Howard Schultz gives a speech after receiving the Distinguished Business Leadership Award at the 2018 Atlantic Council’s Distinguished Leadership Awards dinner in Washington, D.C.
Photo source: Chairman of the Joint Chiefs of Staff via Flickr Creative Commons.

On Sunday, former Starbucks CEO Howard Schultz announced that he might run for president in 2020. It didn’t take long for President Trump to chime in with his thoughts.

“Howard Schultz doesn’t have the ‘guts’ to run for President!” Trump tweeted early Monday morning. “Watched him on @60Minutes last night and I agree with him that he is not the ‘smartest person.’ Besides, America already has that! I only hope that Starbucks is still paying me their rent in Trump Tower!”

Ouch.

But the public spat isn’t a one-way street; Schultz had plenty to say about Trump during his appearance on last night’s “60 Minutes.” Schultz—who would be running as an independent—criticized not only with the sitting president, but the two-party system as well.

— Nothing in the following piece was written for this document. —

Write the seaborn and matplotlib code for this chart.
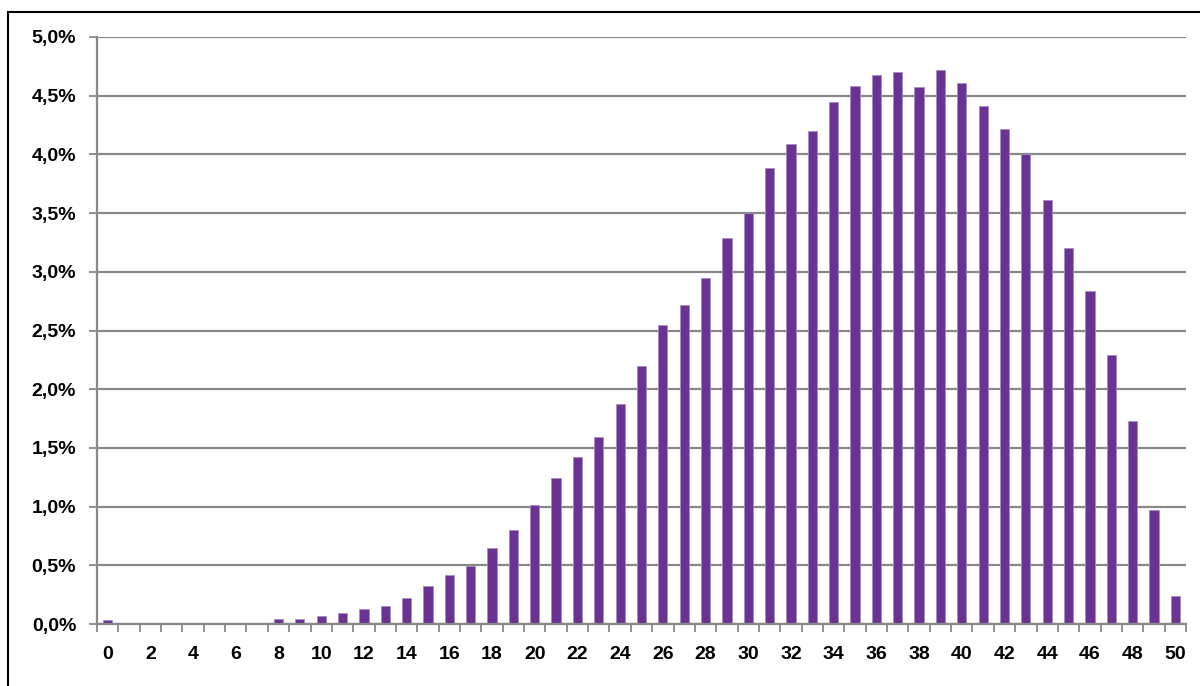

“Not only the fact that this president is not qualified to be the president, but the fact that both parties are consistently not doing what’s necessary on behalf of the American people and are engaged every single day in revenge politics,” Schultz stated.

During the interview, CBS correspondent Scott Pelley cited a Forbes estimate that puts Schultz’s net worth at $3.4 billion—which makes him wealthier than Trump. Schultz responded that his amassed fortune would allow him to fully finance his campaign. He also mentioned that he would be willing to release his tax returns immediately.

Pelley also mentioned the likelihood that Trump would respond to Schultz’s comments on Twitter.

“I’ve become bored with President Trump and his tweets,” an unfazed Schultz responded.

Rumors about Schultz running for president began to circulate in December 2016, when the business magnate announced that he would be stepping down as Starbucks’ CEO so that he could instead focus on the company’s “social missions.”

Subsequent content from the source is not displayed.